Museum selects paper-based protective packaging to build 'Recycle Reef' Museum selects paper-based protective packaging to build 'Recycle Reef'

HEXACOMB®, a BOISE® company, has donated several hundred sheets of its honeycomb protective packaging material to the Perot Museum of Nature and Science to build Recycle Reef, a temporary summer exhibit that opened to the public on June 17. Hexacomb honeycomb is being used to fabricate an elaborate 4,000-sq-ft reef ecosystem. The exhibit’s foundation will be made entirely of Hexacomb, including a shipwreck and kelp plants rising up from the sea floor.

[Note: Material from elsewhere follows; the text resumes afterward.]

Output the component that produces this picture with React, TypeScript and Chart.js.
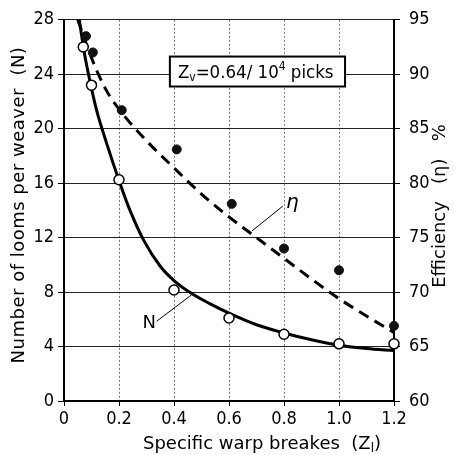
import React, { useEffect, useRef } from "react";
import { Chart, registerables } from "chart.js";

Chart.register(...registerables);

// ---- data ----
const nPointsX = [0.07, 0.1, 0.2, 0.4, 0.6, 0.8, 1.0, 1.2];
const nPointsY = [26.0, 23.2, 16.25, 8.15, 6.1, 4.9, 4.2, 4.2];
const etaPointsX = [0.08, 0.105, 0.21, 0.41, 0.61, 0.8, 1.0, 1.2];
const etaPointsY = [93.5, 92.0, 86.7, 83.1, 78.1, 74.0, 72.0, 66.9];
const nCurveX = [0.05, 0.072, 0.088, 0.118, 0.154, 0.2, 0.24, 0.29, 0.35, 0.4, 0.46, 0.53, 0.6, 0.7, 0.8, 0.9, 1.0, 1.1, 1.2];
const nCurveY = [28.8, 25.8, 24.1, 21.4, 19.0, 16.2, 14.0, 11.8, 9.9, 8.85, 7.95, 7.15, 6.45, 5.6, 5.0, 4.5, 4.1, 3.85, 3.7];
const etaCurveX = [0.05, 0.1, 0.15, 0.2, 0.3, 0.4, 0.5, 0.6, 0.7, 0.8, 0.9, 1.0, 1.1, 1.2];
const etaCurveY = [95.0, 91.5, 88.7, 86.8, 83.9, 81.4, 79.0, 76.9, 75.0, 73.1, 71.2, 69.4, 67.8, 66.3];
const xTicks = [0, 0.2, 0.4, 0.6, 0.8, 1.0, 1.2];
const xTickLabels = ["0", "0.2", "0.4", "0.6", "0.8", "1.0", "1.2"];
const xTitle = "Specific warp breakes  (Z";
const xTitleSub = "l";
const yTitle = "Number of looms per weaver  (N)";
const y2Title = "Efficiency   (η)   %";
const boxParts = ["Z", "v", "=0.64/ 10", "4", " picks"];

const FONT = '"DejaVu Sans Condensed", "DejaVu Sans", sans-serif';
const TFONT = '"DejaVu Sans", sans-serif';

const zip = (xs: number[], ys: number[]) => xs.map((x, i) => ({ x, y: ys[i] }));

const annotations = {
  id: "annotations",
  afterDatasetsDraw(chart: any) {
    const ctx = chart.ctx as CanvasRenderingContext2D;
    const xs = chart.scales.x;
    const ys = chart.scales.y;
    const y2 = chart.scales.y2;
    ctx.save();
    ctx.fillStyle = "#000";
    ctx.strokeStyle = "#000";

    // text box
    const bx1 = xs.getPixelForValue(0.385);
    const bx2 = xs.getPixelForValue(1.022);
    const by1 = ys.getPixelForValue(25.3);
    const by2 = ys.getPixelForValue(23.1);
    ctx.fillStyle = "#fff";
    ctx.fillRect(bx1, by1, bx2 - bx1, by2 - by1);
    ctx.lineWidth = 2;
    ctx.strokeRect(bx1, by1, bx2 - bx1, by2 - by1);
    ctx.fillStyle = "#000";
    ctx.textBaseline = "alphabetic";
    ctx.textAlign = "left";
    let tx = bx1 + 8;
    const base = by2 - 9;
    const big = `18.5px ${FONT}`;
    const small = `12px ${FONT}`;
    ctx.font = big; ctx.fillText(boxParts[0], tx, base); tx += ctx.measureText(boxParts[0]).width;
    ctx.font = small; ctx.fillText(boxParts[1], tx, base + 3); tx += ctx.measureText(boxParts[1]).width;
    ctx.font = big; ctx.fillText(boxParts[2], tx, base); tx += ctx.measureText(boxParts[2]).width;
    ctx.font = small; ctx.fillText(boxParts[3], tx, base - 8); tx += ctx.measureText(boxParts[3]).width;
    ctx.font = big; ctx.fillText(boxParts[4], tx, base);

    // N label with leader
    ctx.lineWidth = 1;
    ctx.beginPath();
    ctx.moveTo(xs.getPixelForValue(0.337), ys.getPixelForValue(5.86));
    ctx.lineTo(xs.getPixelForValue(0.464), ys.getPixelForValue(7.8));
    ctx.stroke();
    ctx.font = `18px ${TFONT}`;
    ctx.textAlign = "center";
    ctx.textBaseline = "middle";
    ctx.fillText("N", xs.getPixelForValue(0.31), ys.getPixelForValue(5.7));

    // eta label with leader
    ctx.beginPath();
    ctx.moveTo(xs.getPixelForValue(0.796), y2.getPixelForValue(77.9));
    ctx.lineTo(xs.getPixelForValue(0.683), y2.getPixelForValue(75.6));
    ctx.stroke();
    ctx.font = `italic 20px ${TFONT}`;
    ctx.fillText("η", xs.getPixelForValue(0.83), y2.getPixelForValue(78.2));

    // x title
    ctx.font = `18px ${TFONT}`;
    ctx.textBaseline = "alphabetic";
    ctx.textAlign = "left";
    const w1 = ctx.measureText(xTitle).width;
    ctx.font = `12px ${TFONT}`;
    const w2 = ctx.measureText(xTitleSub).width;
    ctx.font = `18px ${TFONT}`;
    const w3 = ctx.measureText(")").width;
    let sx = 262 - (w1 + w2 + w3) / 2;
    const sb = 449;
    ctx.fillText(xTitle, sx, sb); sx += w1;
    ctx.font = `12px ${TFONT}`; ctx.fillText(xTitleSub, sx, sb + 3); sx += w2;
    ctx.font = `18px ${TFONT}`; ctx.fillText(")", sx, sb);

    // left title
    ctx.save();
    ctx.translate(19, 205);
    ctx.rotate(-Math.PI / 2);
    ctx.textAlign = "center";
    ctx.textBaseline = "middle";
    (ctx as any).letterSpacing = "0.5px";
    ctx.fillText(yTitle, 0, 0);
    ctx.restore();

    // right title
    ctx.save();
    ctx.translate(440, 206);
    ctx.rotate(-Math.PI / 2);
    ctx.textAlign = "center";
    ctx.textBaseline = "middle";
    ctx.font = `18px ${TFONT}`;
    ctx.fillText(y2Title, 0, 0);
    ctx.restore();

    ctx.restore();
  },
};

export default function App() {
  const ref = useRef<HTMLCanvasElement>(null);
  useEffect(() => {
    if (!ref.current) return;
    const tickFont = { family: FONT, size: 18 };
    const chart = new Chart(ref.current, {
      type: "scatter",
      data: {
        datasets: [
          {
            label: "N points",
            data: zip(nPointsX, nPointsY),
            yAxisID: "y",
            showLine: false,
            clip: false,
            pointRadius: 5,
            pointBackgroundColor: "#fff",
            pointBorderColor: "#000",
            pointBorderWidth: 1.5,
          },
          {
            label: "eta points",
            data: zip(etaPointsX, etaPointsY),
            yAxisID: "y2",
            showLine: false,
            clip: false,
            pointRadius: 4.5,
            pointBackgroundColor: "#111",
            pointBorderColor: "#111",
            pointBorderWidth: 1,
          },
          {
            label: "N",
            data: zip(nCurveX, nCurveY),
            yAxisID: "y",
            showLine: true,
            pointRadius: 0,
            borderColor: "#000",
            borderWidth: 3,
            cubicInterpolationMode: "monotone",
          },
          {
            label: "eta",
            data: zip(etaCurveX, etaCurveY),
            yAxisID: "y2",
            showLine: true,
            pointRadius: 0,
            borderColor: "#000",
            borderWidth: 3,
            borderDash: [11, 7],
            cubicInterpolationMode: "monotone",
          },
        ],
      },
      options: {
        responsive: false,
        animation: false,
        layout: { padding: { top: 14, left: 0, right: 0, bottom: 0 } },
        plugins: { legend: { display: false }, tooltip: { enabled: false } },
        scales: {
          x: {
            type: "linear",
            min: 0,
            max: 1.2,
            afterBuildTicks: (s: any) => {
              s.ticks = xTicks.map((v) => ({ value: v }));
            },
            afterFit: (s: any) => {
              s.height = 54;
            },
            ticks: {
              autoSkip: false,
              maxRotation: 0,
              font: tickFont,
              color: "#000",
              padding: 3,
              callback: (v: any) => {
                const i = xTicks.findIndex((t) => Math.abs(t - Number(v)) < 1e-6);
                return i >= 0 ? xTickLabels[i] : "";
              },
            },
            grid: { color: "#777", lineWidth: 1, tickLength: 5, tickColor: "#000" },
            border: { display: true, color: "#000", width: 2, dash: [2, 2] },
          },
          y: {
            type: "linear",
            position: "left",
            min: 0,
            max: 28,
            afterFit: (s: any) => {
              s.width = 64;
            },
            ticks: { stepSize: 4, font: tickFont, color: "#000", padding: 4 },
            grid: { color: "#222", lineWidth: 1, tickLength: 6, tickColor: "#000" },
            border: { display: true, color: "#000", width: 2 },
          },
          y2: {
            type: "linear",
            position: "right",
            min: 60,
            max: 95,
            afterFit: (s: any) => {
              s.width = 60;
            },
            ticks: { stepSize: 5, font: tickFont, color: "#000", padding: 9 },
            grid: { drawOnChartArea: false, tickLength: 6, tickColor: "#000", color: "#000" },
            border: { display: true, color: "#000", width: 2 },
          },
        },
      },
      plugins: [annotations],
    });
    return () => chart.destroy();
  }, []);
  return (
    <div style={{ position: "fixed", left: 0, top: 0, width: 454, height: 455, background: "#fff" }}>
      <canvas ref={ref} width={454} height={455} />
    </div>
  );
}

The Recycle Reef exhibit has been designed to promote recycling and to allow visitors to actually participate in creating the exhibit. A 2,000-sq-ft section immediately outside the main exhibit, called the “making” area, will feature tables and bins also made from Hexacomb. The area, stocked with child-safe tools and recyclable materials, will be the place where visitors can construct their personal masterpieces. Examples include fish, corals, and other marine life, which they can choose to take home or add to the Recycle Reef. Every evening, a fresh layer of Hexacomb kraft paper will be placed on the tabletops so that the next day’s visitors will have clean work surfaces.

Hexacomb is made primarily from renewable wood fibers engineered into a proprietary honeycomb configuration. According to the supplier, the product offers excellent strength and superior cushioning and blocking/bracing, and is typically used to protect a range of durable goods in transit. These attributes also make it a suitable material for a demanding structural project such as the Recycle Reef exhibit.

“I had seen Hexacomb being used in packaging applications before, so when we were evaluating options for building this exhibit, the material seemed like a perfect choice to support our recycling message,” says Mike Spiewak, director of exhibits, Perot Museum. “In addition to donating the material, Hexacomb has provided technical information and fabrication assistance. They have been a great partner throughout the project.”

In keeping with the theme, the entire exhibit will be recycled after it closes on August 25.